Editor's Note: The USDA will release its quarterly Hogs & Pigs report shortly after this week’s Doane Ag Report goes to press. See the website for the results and our interpretation of them.
We are inclined to expect generally bearish numbers, especially pertaining to the fourth-quarter outlook. However, readers should recall that the hog industry and CME traders seemed to ignore the bearishly construed March report.
Last week’s hog kill fell 4.0% below the comparable year-ago result, but the decline was almost surely exaggerated by the temporary closure of Smithfield’s big Tarheel plant due to an ammonia leak.

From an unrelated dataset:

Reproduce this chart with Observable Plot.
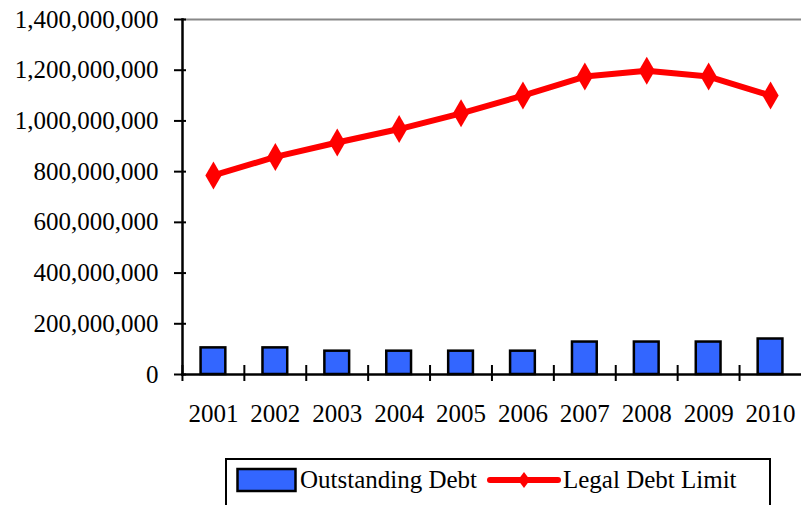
<!DOCTYPE html>
<html>
<head>
<meta charset="utf-8">
<script src="https://cdn.jsdelivr.net/npm/d3@7"></script>
<script src="https://cdn.jsdelivr.net/npm/@observablehq/plot@0.6"></script>
<style>
  body { margin: 0; background: white; }
  #wrap { position: relative; width: 801px; height: 505px; overflow: hidden; background: white; }
  #chart svg text { font-family: "Liberation Serif", "Times New Roman", serif; }
  #legend { position: absolute; left: 225px; top: 458px; width: 546px; height: 60px;
    border: 2px solid black; box-sizing: border-box; font-family: "Liberation Serif", "Times New Roman", serif;
    font-size: 25px; }
  #legend .item { position: absolute; top: 6px; display: flex; align-items: center; }
</style>
</head>
<body>
<div id="wrap">
  <div id="chart"></div>
  <div id="legend"></div>
</div>
<script>
const years = ["2001","2002","2003","2004","2005","2006","2007","2008","2009","2010"];
const outstandingDebt = [105e6, 105e6, 92e6, 92e6, 92e6, 92e6, 128e6, 128e6, 128e6, 140e6];
const legalDebtLimit = [785e6, 858e6, 915e6, 968e6, 1030e6, 1100e6, 1175e6, 1198e6, 1175e6, 1100e6];
const yTicks = [0, 200e6, 400e6, 600e6, 800e6, 1000e6, 1200e6, 1400e6];
const seriesNames = ["Outstanding Debt", "Legal Debt Limit"];

const data = years.map((y, i) => ({year: y, debt: outstandingDebt[i], limit: legalDebtLimit[i]}));
const blue = "#3366FF", red = "#FF0000";

const chart = Plot.plot({
  width: 801, height: 455,
  marginTop: 19, marginBottom: 81, marginLeft: 182, marginRight: 0,
  style: {fontFamily: "'Liberation Serif', 'Times New Roman', serif", fontSize: "25px", color: "black", background: "white"},
  x: {type: "band", domain: years, paddingInner: 0.6, paddingOuter: 0.3, round: false, axis: null},
  y: {domain: [0, 1.4e9], axis: null},
  marks: [
    Plot.frame({anchor: "top", stroke: "#888", strokeWidth: 2}),
    Plot.barY(data, {x: "year", y: "debt", fill: blue, stroke: "black", strokeWidth: 2.5}),
    Plot.axisY({ticks: yTicks, tickFormat: d3.format(","), tickSize: 12, dx: 4, tickPadding: 16, strokeWidth: 2, label: null}),
    Plot.axisX({ticks: years, tickSize: 16, dy: -9, dx: -31, text: null, strokeWidth: 2, label: null}),
    Plot.axisX({ticks: years, tickSize: 0, tickPadding: 30, label: null}),
    Plot.frame({anchor: "left", stroke: "black", strokeWidth: 2.5}),
    Plot.frame({anchor: "bottom", stroke: "black", strokeWidth: 2.5}),
    Plot.line(data, {x: "year", y: "limit", stroke: red, strokeWidth: 6}),
    Plot.dot(data, {x: "year", y: "limit", symbol: "diamond", r: 8.5, fill: red, stroke: "none"})
  ]
});
document.getElementById("chart").appendChild(chart);

const legend = document.getElementById("legend");
legend.innerHTML = `
  <div class="item" style="left:9px">
    <svg width="62" height="26"><rect x="1.5" y="2" width="58" height="22" fill="${blue}" stroke="black" stroke-width="2.5"/></svg>
    <span style="margin-left:2px">${seriesNames[0]}</span>
  </div>
  <div class="item" style="left:259px">
    <svg width="76" height="26"><line x1="4" y1="13" x2="72" y2="13" stroke="${red}" stroke-width="6" stroke-linecap="round"/>
    <path d="M38,5 L44,13 L38,21 L32,13 Z" fill="${red}"/></svg>
    <span style="margin-left:1px">${seriesNames[1]}</span>
  </div>`;
</script>
</body>
</html>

Conversely, Wednesday’s weekly report concerning Iowa-Southern Minnesota hog weights indicated a 2.0 pound weekly drop to 285.0 pounds/head. The drop was partly seasonal in nature, but one could certainly argue that it reflected tightening market- ready hog supplies. Despite last week’s reduced slaughter, increased weights once again pushed pork production 1.1% over the comparable 2013 result.
Nevertheless, hog and pork prices have continued their recent surge. The advance probably reflects improving demand. Is this a seasonal phenomenon, since hog and pork prices often post their annual peak in late June, or does it reflect a return of the torrid buying that powered the complex to stunning highs in late winter and early spring?
We suspect a combination of those factors, with buyers currently accelerating purchases in order to get a jump on likely mid-to-late summer needs. This may bode well for short-term price prospects, but the late-summer outlook may suffer accordingly.